DLacey 08.05.05 at 5:18 pm
My guess is, rhetoric (for the writing well in various styles) and pleasure reading (for the enjoyment of literature) courses would satisfy.
In my own case those were two of my favorites (the former in college, the latter in middle school) so I have to agree :) Would have been nice to get the rhetoric earlier so it would’ve stuck better (my writing isn’t great now as you see from this comment).
On the other hand I liked my 12th grade Humanities course which was “intro to canon” as far as that went (Shakespeare, Giotto, Hume, Dante, Camus, bunch of other (mostly) dead white guys), too.
Mark Bahnisch 08.05.05 at 10:25 pm
It turns out that the curriculum covers the canon after all. The Minister might have been too swift to react to op/ed criticism.
Wrong 08.07.05 at 7:56 pm
“What I’d like for my kids to get out of high school English is an ability to write well in a variety of modes and (if possible) a love of literature.”
Clearly, it would be nice if children came out of secondary school English lessons with a love of literature; but I’m not sure that’s a goal you can use to build a curriculum. What would, say, a history curriculum intended to stimulate ‘a love of history’ look like, or a maths curriculum based on similar goals?
Surely, the point of a literature curriculum should be to teach children how literature works – how certain ways of writing produce certain effects, why a piece of writing might be written in one way rather than another, and how they can apply these ideas to things they read. I don’t know if the critical literacy courses actually taught these things or not, but the general idea of teaching the theory of criticism in literature classes strikes me as just obviously right. If that’s not what you’re teaching, what’s the point of the classes?

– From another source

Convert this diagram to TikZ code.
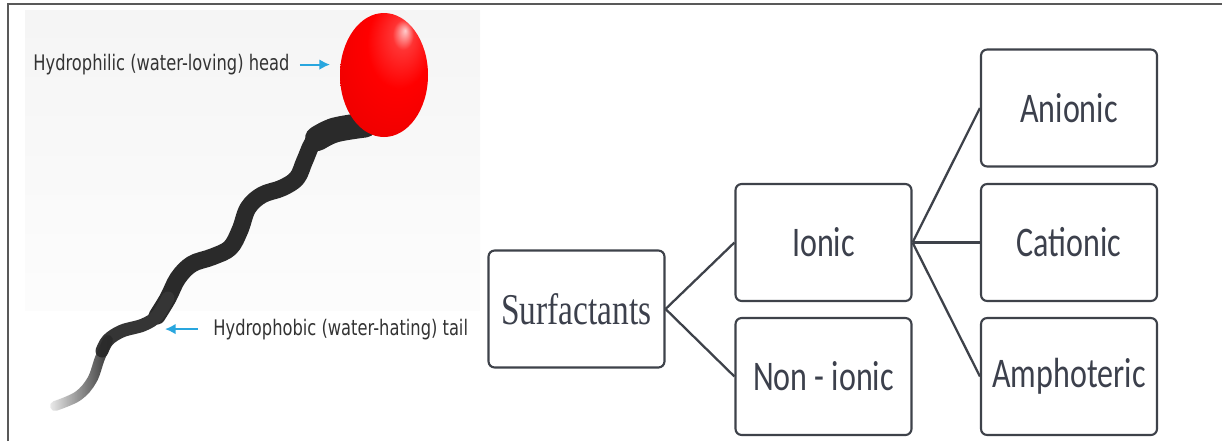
\documentclass[tikz,border=0pt]{standalone}
\usepackage{fontspec}
\usepackage{graphicx}
\usetikzlibrary{arrows.meta, shapes.geometric, fadings}

\setmainfont{Liberation Serif}
\newfontfamily\boxfont{Carlito}
\newfontfamily\labelfont{DejaVu Sans}

\definecolor{boxline}{HTML}{3E424A}
\definecolor{boxtext}{HTML}{3C404C}
\definecolor{arrowblue}{HTML}{29A6DE}
\definecolor{tailgray}{HTML}{2A2A2A}

% all text is set a little narrow
\newcommand{\narrow}[1]{\scalebox{0.76}[1]{#1}}

% glossy red head, highlight up and to the right
\pgfdeclareradialshading{headshade}{\pgfpoint{12bp}{18bp}}{%
  color(0bp)=(red!20!white); color(6bp)=(red!80!white); color(18bp)=(red);
  color(40bp)=(red!92!black); color(60bp)=(red!75!black)}
\tikzfading[name=tailfade, left color=transparent!90, right color=transparent!0]

\begin{document}
\begin{tikzpicture}[
    box/.style={draw=boxline, line width=1.2pt, rounded corners=3.5pt, fill=white,
                minimum width=3.52cm, minimum height=2.34cm, text=boxtext,
                font=\boxfont\fontsize{24}{28}\selectfont},
    link/.style={draw=boxline, line width=1.3pt},
    pointer/.style={draw=arrowblue, line width=1.1pt, -{Latex[length=6pt, width=6pt]}},
    label/.style={anchor=base west, inner sep=0pt, text=black!80,
                  font=\labelfont\fontsize{12.2}{14}\selectfont}
]
    \useasboundingbox (0,0) rectangle (24.44,8.82);

    % --- Frame ---
    \draw[line width=1.2pt, black!65] (0.16,0) -- (0.16,8.74) -- (24.44,8.74);

    % --- Molecule ---

    % backdrop of the molecule
    \shade[top color=black!4, bottom color=black!1] (0.5,2.62) rectangle (9.6,8.62);

    % tail: thick near the head, thinner and fading out at the end
    \draw[tailgray, line width=0.5cm, line cap=round] plot[smooth, tension=0.6]
        coordinates {(7.30,6.32) (6.70,6.22) (6.35,6.05)};
    \draw[tailgray, line width=0.34cm, line cap=round, line join=round] plot[smooth, tension=0.6]
        coordinates {(7.30,6.32) (6.70,6.22) (6.30,6.02) (6.10,5.62) (5.94,5.26)
                     (5.64,5.06) (5.24,4.92) (4.96,4.66) (4.80,4.22) (4.60,3.86)
                     (4.24,3.68) (3.84,3.54) (3.56,3.26) (3.36,2.86) (3.14,2.50)};
    \draw[tailgray!95!white, line width=0.26cm, line cap=round, line join=round] plot[smooth, tension=0.6]
        coordinates {(3.36,2.86) (3.14,2.50) (2.86,2.32) (2.44,2.20) (2.16,2.02) (2.04,1.80)};
    \draw[tailgray, line width=0.2cm, line cap=round, path fading=tailfade] plot[smooth, tension=0.6]
        coordinates {(2.16,2.02) (2.00,1.66) (1.84,1.22) (1.56,0.90) (1.10,0.70)};

    % head
    \node[ellipse, shade, shading=headshade, minimum width=1.76cm, minimum height=2.48cm,
          inner sep=0pt] (head) at (7.68,7.32) {};

    % labels with their arrows
    \node[label] (hlabel) at (0.66,7.41) {\narrow{Hydrophilic (water-loving) head}};
    \coordinate (headtip) at (6.6,7.56);
    \draw[pointer] ([xshift=0.2cm]hlabel.east) -- (hlabel.east -| headtip);

    \node[label] (tlabel) at (4.26,2.12) {\narrow{Hydrophobic (water-hating) tail}};
    \coordinate (tailtip) at (3.30,2.26);
    \draw[pointer] ([xshift=-0.3cm]tlabel.west) -- (tlabel.west -| tailtip);

    % --- Classification ---

    % 1. Root
    \node[box, font=\rmfamily\fontsize{25}{30}\selectfont] (surf) at (11.53,2.64) {\narrow{Surfactants}};

    % 2. Ionic / non-ionic
    \node[box] (ionic) at (16.47,3.97) {\narrow{Ionic}};
    \node[box] (nonionic) at (16.47,1.29) {\narrow{Non - ionic}};

    % 3. Kinds of ionic
    \node[box] (anionic) at (21.38,6.66) {\narrow{Anionic}};
    \node[box] (cationic) at (21.38,3.97) {\narrow{Cationic}};
    \node[box] (amphoteric) at (21.38,1.29) {\narrow{Amphoteric}};

    % --- Links ---
    \draw[link] (surf.east) -- (ionic.west);
    \draw[link] (surf.east) -- (nonionic.west);
    \draw[link] (ionic.east) -- (anionic.west);
    \draw[link] (ionic.east) -- (cationic.west);
    \draw[link] (ionic.east) -- (amphoteric.west);

\end{tikzpicture}
\end{document}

I say this as someone who wasn’t taught about criticism at school and, thinking back, remembers English classes as an absolute waste of time. We were invited to read books and comment on them, with no reflection as to what sort of comment might be useful. If you want children to love literature, just give them some free time to read books. Teaching them about literature is surely something else entirely.
John Quiggin 08.08.05 at 1:40 am
Part of my point is that high school English ought not to be (primarily) a course in “literature”. I see no reason for making literature per se a compulsory subject when art, music, mathematics and science are not. The justification for making English compulsory is that people need to be competent users of their own language. Literature (in the usual sense) is part of that, but only part.